Investors’ worries shift to Lehman Brothers
NEW YORK: Shocked by the rapid demise of Bear Stearns and its fire sale to JPMorgan Chase, investors are worrying about Lehman Brothers and several other financial companies.
Lehmans shares began Monday 35 percent lower than on Friday and recovered slightly, ending at $31.75, down $7.51, or 19.1 percent. A whopping 224 million shares traded hands, or 16 times the normal volume.
Since the U.S. mortgage market crisis unfolded in the summer, investors have fretted that Lehman Brothers would stumble, and its stock has fallen from a peak of $82 a share then. It was a major player in the market for subprime and prime mortgages, and it is the smallest of the major Wall Street firms.

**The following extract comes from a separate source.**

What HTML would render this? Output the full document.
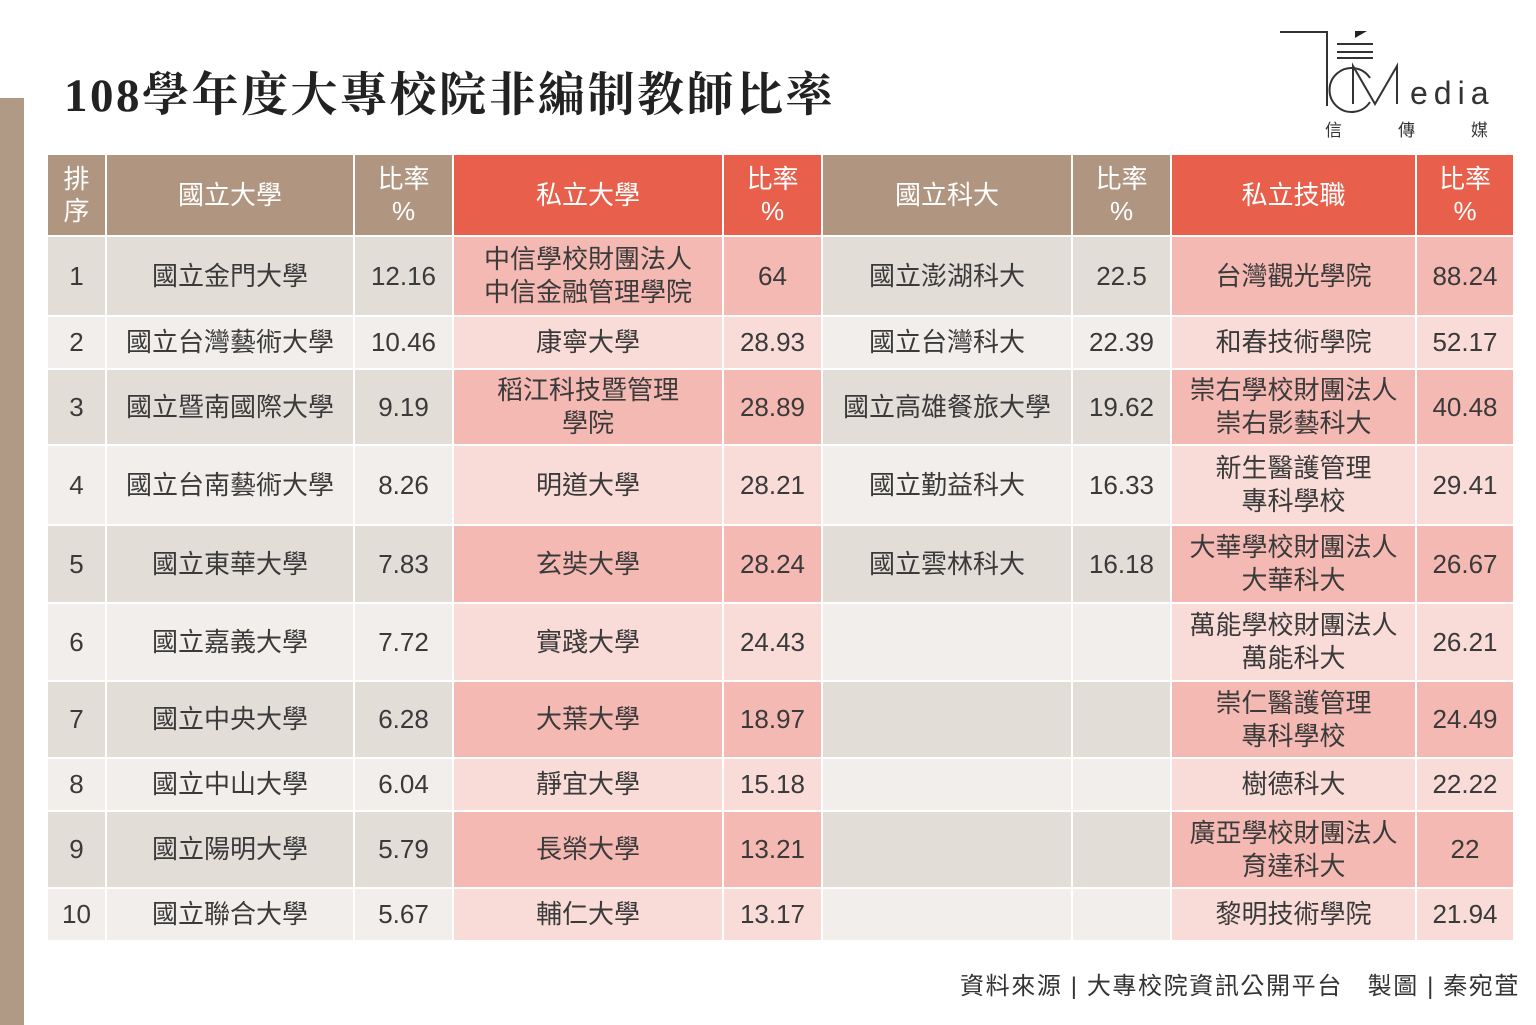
<!DOCTYPE html><html><head><meta charset="utf-8"><style>
body{margin:0;width:1536px;height:1025px;background:#fff;position:relative;overflow:hidden;font-family:"Liberation Sans","Noto Sans CJK TC",sans-serif;}
.bar{position:absolute;left:0;top:98px;width:24px;height:927px;background:#b09a86;}
h1{position:absolute;left:64px;top:58px;margin:0;font-family:"Liberation Serif","Noto Serif CJK SC",serif;font-weight:bold;font-size:47px;color:#222;letter-spacing:2.5px;}
table{position:absolute;left:46px;top:153px;border-collapse:separate;border-spacing:2px;}
td{text-align:center;color:#3a3a3a;font-size:26px;line-height:33px;padding:0;}
th{color:#fff;font-weight:normal;font-size:26px;line-height:32px;height:80px;padding:0;}
.b{background:#b09680}.r{background:#e8604c}
.o .g{background:#e3ddd8}.o .p{background:#f4b9b3}
.e .g{background:#f2eeeb}.e .p{background:#f9dcd8}
.foot{position:absolute;right:16px;top:966px;font-size:24px;color:#333;white-space:pre;letter-spacing:1.6px;}
</style></head><body>
<div class="bar"></div>
<h1>108學年度大專校院非編制教師比率</h1>
<svg style="position:absolute;left:1275px;top:28px" width="260" height="120">
<polyline points="5,4 52,4 52,78" fill="none" stroke="#333" stroke-width="2"/>
<polygon points="80,3 92,3 80,10" fill="#222"/>
<line x1="62" y1="16" x2="98" y2="16" stroke="#333" stroke-width="2"/>
<line x1="62" y1="24" x2="98" y2="24" stroke="#333" stroke-width="2"/>
<line x1="62" y1="30" x2="98" y2="30" stroke="#333" stroke-width="2"/>
<path d="M95,50 A22,22 0 1,0 95,74" fill="none" stroke="#333" stroke-width="2"/>
<polyline points="78,76 78,38 100,76 122,38 122,76" fill="none" stroke="#333" stroke-width="2"/>
<text x="135" y="76" font-size="32" fill="#333" letter-spacing="6" font-family="Liberation Sans,sans-serif">edia</text>
<text x="50" y="108" font-size="17" fill="#333" font-family="Noto Sans CJK TC,sans-serif">信</text>
<text x="123" y="108" font-size="17" fill="#333" font-family="Noto Sans CJK TC,sans-serif">傳</text>
<text x="196" y="108" font-size="17" fill="#333" font-family="Noto Sans CJK TC,sans-serif">媒</text>
</svg>
<table>
<tr><th class="b" style="width:57px">排<br>序</th><th class="b" style="width:246px">國立大學</th><th class="b" style="width:97px">比率<br>%</th><th class="r" style="width:268px">私立大學</th><th class="r" style="width:97px">比率<br>%</th><th class="b" style="width:248px">國立科大</th><th class="b" style="width:97px">比率<br>%</th><th class="r" style="width:243px">私立技職</th><th class="r" style="width:96px">比率<br>%</th></tr>
<tr class="o" style="height:78px"><td class="g">1</td><td class="g">國立金門大學</td><td class="g">12.16</td><td class="p">中信學校財團法人<br>中信金融管理學院</td><td class="p">64</td><td class="g">國立澎湖科大</td><td class="g">22.5</td><td class="p">台灣觀光學院</td><td class="p">88.24</td></tr>
<tr class="e" style="height:51px"><td class="g">2</td><td class="g">國立台灣藝術大學</td><td class="g">10.46</td><td class="p">康寧大學</td><td class="p">28.93</td><td class="g">國立台灣科大</td><td class="g">22.39</td><td class="p">和春技術學院</td><td class="p">52.17</td></tr>
<tr class="o" style="height:74px"><td class="g">3</td><td class="g">國立暨南國際大學</td><td class="g">9.19</td><td class="p">稻江科技暨管理<br>學院</td><td class="p">28.89</td><td class="g">國立高雄餐旅大學</td><td class="g">19.62</td><td class="p">崇右學校財團法人<br>崇右影藝科大</td><td class="p">40.48</td></tr>
<tr class="e" style="height:78px"><td class="g">4</td><td class="g">國立台南藝術大學</td><td class="g">8.26</td><td class="p">明道大學</td><td class="p">28.21</td><td class="g">國立勤益科大</td><td class="g">16.33</td><td class="p">新生醫護管理<br>專科學校</td><td class="p">29.41</td></tr>
<tr class="o" style="height:76px"><td class="g">5</td><td class="g">國立東華大學</td><td class="g">7.83</td><td class="p">玄奘大學</td><td class="p">28.24</td><td class="g">國立雲林科大</td><td class="g">16.18</td><td class="p">大華學校財團法人<br>大華科大</td><td class="p">26.67</td></tr>
<tr class="e" style="height:76px"><td class="g">6</td><td class="g">國立嘉義大學</td><td class="g">7.72</td><td class="p">實踐大學</td><td class="p">24.43</td><td class="g"></td><td class="g"></td><td class="p">萬能學校財團法人<br>萬能科大</td><td class="p">26.21</td></tr>
<tr class="o" style="height:75px"><td class="g">7</td><td class="g">國立中央大學</td><td class="g">6.28</td><td class="p">大葉大學</td><td class="p">18.97</td><td class="g"></td><td class="g"></td><td class="p">崇仁醫護管理<br>專科學校</td><td class="p">24.49</td></tr>
<tr class="e" style="height:51px"><td class="g">8</td><td class="g">國立中山大學</td><td class="g">6.04</td><td class="p">靜宜大學</td><td class="p">15.18</td><td class="g"></td><td class="g"></td><td class="p">樹德科大</td><td class="p">22.22</td></tr>
<tr class="o" style="height:75px"><td class="g">9</td><td class="g">國立陽明大學</td><td class="g">5.79</td><td class="p">長榮大學</td><td class="p">13.21</td><td class="g"></td><td class="g"></td><td class="p">廣亞學校財團法人<br>育達科大</td><td class="p">22</td></tr>
<tr class="e" style="height:51px"><td class="g">10</td><td class="g">國立聯合大學</td><td class="g">5.67</td><td class="p">輔仁大學</td><td class="p">13.17</td><td class="g"></td><td class="g"></td><td class="p">黎明技術學院</td><td class="p">21.94</td></tr>
</table>
<div class="foot">資料來源 | 大專校院資訊公開平台   製圖 | 秦宛萓</div>
</body></html>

Still, the storied investment bank has defied expectations more than once, as in 1998, when it seemed to teeter after a worldwide currency crisis, only to rebound strongly.

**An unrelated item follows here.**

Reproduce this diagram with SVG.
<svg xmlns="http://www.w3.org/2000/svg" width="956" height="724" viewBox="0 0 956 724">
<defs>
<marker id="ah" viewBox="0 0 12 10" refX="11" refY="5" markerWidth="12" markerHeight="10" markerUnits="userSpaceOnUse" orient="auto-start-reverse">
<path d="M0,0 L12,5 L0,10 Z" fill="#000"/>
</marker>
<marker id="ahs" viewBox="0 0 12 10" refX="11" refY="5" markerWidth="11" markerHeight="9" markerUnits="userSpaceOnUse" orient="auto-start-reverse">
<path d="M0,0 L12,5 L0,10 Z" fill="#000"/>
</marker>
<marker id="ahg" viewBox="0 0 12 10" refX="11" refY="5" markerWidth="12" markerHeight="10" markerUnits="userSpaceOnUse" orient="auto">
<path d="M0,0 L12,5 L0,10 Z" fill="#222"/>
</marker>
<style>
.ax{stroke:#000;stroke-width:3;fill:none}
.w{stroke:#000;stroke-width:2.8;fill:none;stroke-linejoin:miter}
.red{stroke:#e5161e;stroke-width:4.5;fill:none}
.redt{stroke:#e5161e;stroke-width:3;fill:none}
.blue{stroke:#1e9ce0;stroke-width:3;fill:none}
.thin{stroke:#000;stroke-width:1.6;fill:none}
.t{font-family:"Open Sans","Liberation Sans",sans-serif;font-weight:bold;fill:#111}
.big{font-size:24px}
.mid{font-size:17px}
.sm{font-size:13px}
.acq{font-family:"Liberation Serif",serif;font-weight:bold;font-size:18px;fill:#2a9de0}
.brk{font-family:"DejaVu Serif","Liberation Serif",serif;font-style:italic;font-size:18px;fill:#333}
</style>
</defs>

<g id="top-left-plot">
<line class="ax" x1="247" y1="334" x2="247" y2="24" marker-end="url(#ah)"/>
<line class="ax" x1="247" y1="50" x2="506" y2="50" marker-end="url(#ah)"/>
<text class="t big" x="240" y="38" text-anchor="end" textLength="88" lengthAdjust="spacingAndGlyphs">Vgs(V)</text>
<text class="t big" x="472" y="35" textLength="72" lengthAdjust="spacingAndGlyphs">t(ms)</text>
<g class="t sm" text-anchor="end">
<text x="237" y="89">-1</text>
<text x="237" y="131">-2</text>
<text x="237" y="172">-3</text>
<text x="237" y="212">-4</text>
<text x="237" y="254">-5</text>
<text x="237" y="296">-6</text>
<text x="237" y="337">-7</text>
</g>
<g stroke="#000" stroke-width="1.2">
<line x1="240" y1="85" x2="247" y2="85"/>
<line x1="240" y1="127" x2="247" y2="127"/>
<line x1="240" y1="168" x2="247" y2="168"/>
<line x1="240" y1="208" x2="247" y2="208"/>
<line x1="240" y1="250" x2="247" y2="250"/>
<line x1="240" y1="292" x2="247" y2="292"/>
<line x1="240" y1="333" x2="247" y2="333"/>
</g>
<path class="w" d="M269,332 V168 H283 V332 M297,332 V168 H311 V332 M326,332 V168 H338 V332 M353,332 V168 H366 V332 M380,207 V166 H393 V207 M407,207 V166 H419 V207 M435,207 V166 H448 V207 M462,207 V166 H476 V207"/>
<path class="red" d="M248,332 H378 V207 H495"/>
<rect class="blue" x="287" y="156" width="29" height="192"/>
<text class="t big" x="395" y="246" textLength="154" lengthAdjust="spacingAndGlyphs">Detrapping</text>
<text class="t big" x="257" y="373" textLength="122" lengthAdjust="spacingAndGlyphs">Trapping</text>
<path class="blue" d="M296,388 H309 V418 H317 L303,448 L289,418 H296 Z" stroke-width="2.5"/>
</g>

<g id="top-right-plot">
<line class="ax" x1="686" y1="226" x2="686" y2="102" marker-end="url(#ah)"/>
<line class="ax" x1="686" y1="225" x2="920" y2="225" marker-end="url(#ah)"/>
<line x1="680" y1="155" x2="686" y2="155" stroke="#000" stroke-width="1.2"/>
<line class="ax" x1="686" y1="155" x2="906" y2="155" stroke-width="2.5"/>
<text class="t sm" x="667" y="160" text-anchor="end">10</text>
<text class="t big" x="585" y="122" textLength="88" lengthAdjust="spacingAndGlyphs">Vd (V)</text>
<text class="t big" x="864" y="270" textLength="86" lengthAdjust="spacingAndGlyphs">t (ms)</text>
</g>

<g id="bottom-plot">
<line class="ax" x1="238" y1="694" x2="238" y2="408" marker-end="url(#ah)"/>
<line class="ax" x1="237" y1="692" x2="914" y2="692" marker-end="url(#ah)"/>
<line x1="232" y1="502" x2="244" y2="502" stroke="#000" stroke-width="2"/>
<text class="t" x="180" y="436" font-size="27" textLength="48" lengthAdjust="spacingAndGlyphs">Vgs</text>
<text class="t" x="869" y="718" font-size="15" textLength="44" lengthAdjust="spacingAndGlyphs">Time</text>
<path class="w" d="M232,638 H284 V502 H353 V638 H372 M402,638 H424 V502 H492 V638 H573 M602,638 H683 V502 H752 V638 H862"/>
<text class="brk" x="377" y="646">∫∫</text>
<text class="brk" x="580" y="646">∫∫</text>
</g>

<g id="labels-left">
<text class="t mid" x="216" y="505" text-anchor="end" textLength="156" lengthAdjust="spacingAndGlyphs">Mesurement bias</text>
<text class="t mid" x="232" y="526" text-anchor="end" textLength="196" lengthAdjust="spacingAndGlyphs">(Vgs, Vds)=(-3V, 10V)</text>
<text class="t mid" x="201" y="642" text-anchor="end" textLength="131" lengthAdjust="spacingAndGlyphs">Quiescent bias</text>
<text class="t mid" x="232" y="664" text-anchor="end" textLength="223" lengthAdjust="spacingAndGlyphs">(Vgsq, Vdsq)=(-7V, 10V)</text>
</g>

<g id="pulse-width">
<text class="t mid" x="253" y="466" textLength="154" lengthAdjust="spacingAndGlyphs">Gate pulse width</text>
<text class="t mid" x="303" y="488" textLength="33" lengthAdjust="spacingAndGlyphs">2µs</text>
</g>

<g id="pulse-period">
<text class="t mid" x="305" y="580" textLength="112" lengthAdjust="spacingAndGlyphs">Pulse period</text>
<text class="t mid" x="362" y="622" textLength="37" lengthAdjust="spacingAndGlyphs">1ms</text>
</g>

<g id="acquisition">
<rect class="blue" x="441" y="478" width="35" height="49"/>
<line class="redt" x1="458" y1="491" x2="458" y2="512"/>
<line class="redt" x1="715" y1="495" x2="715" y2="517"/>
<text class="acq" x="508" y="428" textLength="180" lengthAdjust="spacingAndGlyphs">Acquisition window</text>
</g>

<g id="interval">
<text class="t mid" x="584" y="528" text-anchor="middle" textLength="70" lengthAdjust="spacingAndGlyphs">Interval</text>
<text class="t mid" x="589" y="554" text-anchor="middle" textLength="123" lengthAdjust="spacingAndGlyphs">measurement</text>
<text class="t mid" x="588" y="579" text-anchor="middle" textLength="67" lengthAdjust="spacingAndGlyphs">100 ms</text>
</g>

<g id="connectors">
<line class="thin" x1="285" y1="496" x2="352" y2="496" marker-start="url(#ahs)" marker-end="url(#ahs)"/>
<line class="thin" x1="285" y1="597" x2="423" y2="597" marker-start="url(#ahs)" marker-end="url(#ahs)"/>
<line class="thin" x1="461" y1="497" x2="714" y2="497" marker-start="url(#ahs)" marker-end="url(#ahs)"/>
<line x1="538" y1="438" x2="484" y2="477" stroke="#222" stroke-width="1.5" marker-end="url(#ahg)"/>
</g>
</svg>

“Its not surprising that people are looking to Lehman next,” said Jeffrey Harte, a brokerage stock analyst at Sandler ONeill Partners, a Chicago-based research firm. He said Lehman and Bear had a number of similarities. Both had relatively small balance sheets, they were heavily dependent on the mortgage market, and they relied heavily on the repurchase market, most often used as a short-term financing tool.
Richard Fuld Jr., Lehmans famously intense leader, who flew back from India over the weekend, says Lehman has studied the past and is in good shape today, with a comfortable level of funding, or liquidity.

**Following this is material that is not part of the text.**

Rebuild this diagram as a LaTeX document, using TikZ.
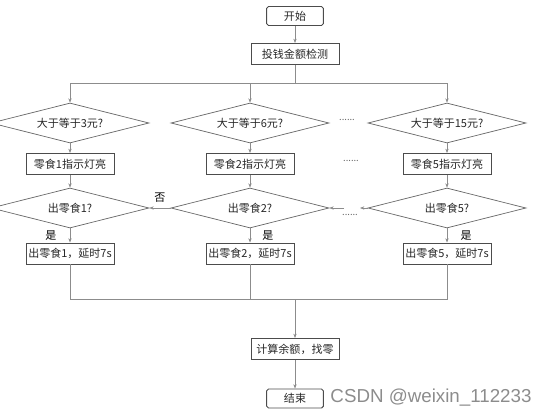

“We learned a ton in 98,” Fuld said. “We have a much different liquidity profile today than we did then.” Fuld was referring to investors panic after Russia defaulted on its debt, pushing a big hedge fund, Long Term Capital Management, to the precipice. The Wall Street bailout of that fund proved to be the nadir in that financial crisis of nearly a decade ago.
“Ninety-eight was pretty ugly for us,” Fuld said. “This is uglier for the system - its more pervasive and more global.”
Lehman was not the only financial stock hit hard on Monday. MF Global, a large global commodities broker, dropped 65 percent, while Washington Mutual fell 12.8 percent, and Morgan Stanley closed down 8 percent. The Amex broker-dealer index fell 10.3 percent.
Shares of many other financial institutions followed Lehmans shares down on Monday, but JPMorgan rose $3.77, or 10.3 percent, to $40.31. That helped support the Dow Jones industrial average, which rose 21.16, or 0.18 percent, to 11,972.25.
According to an analysis by Buckingham Research Associates, an independent research firm, Lehman has $169.8 billion in total liquidity, comparable to $168.6 billion at Goldman Sachs and a considerable step up from the $35.3 billion at Bear Stearns. In an examination of all the major brokers over the weekend, Buckingham concluded that Lehman, though the smallest firm on Wall Street, has the highest percentage of liquidity (25 percent) of total assets, suggesting a strong cushion.
According to the firms securities filings, Lehman has $35 billion in cash and liquid assets and $160 billion in unencumbered assets - like loans and securities backed by commercial mortgages that it can use as collateral to borrow more, should it desire.
Lehmans doubters are not convinced, citing several issues. Recent concerns about financing essentially amount to a question of confidence. Lehmans management is battling that issue by being far more aggressive in talking about its financial strength than it did a decade ago.
The skeptics point to the rapid growth of Lehmans Level 3 assets - those that the firm says have no “observable” market value. Those assets more than doubled in the last six months of last year, rising to $42 billion.
Other areas for concern include Lehmans $39 billion in commercial real estate assets and $37 billion more in residential mortgages, businesses that have been hammered this year. If the moves in the real estate indexes were applied to the firms totals, Lehman would take an estimated hit of $5 billion to $6 billion. (Lehmans critics declined to be identified because hedge funds that short a companys stock are often accused of profiting from another companys pain.)
Lehman has argued in the past that it saw the mortgage crisis coming and hedged effectively against some of the downturn.
Fuld, who is often referred to as “the warrior” or “the survivor,” is not shying from skeptical markets. Having admitted he made a mistake by ignoring market rumors in 1998, he made a public statement on Monday.
“The Federal Reserves decision to create a lending facility for primary dealers and permit a broad range of investment-grade securities to serve as collateral improves the liquidity picture,” he said, and “from my perspective, takes the liquidity issue for the entire industry off the table.”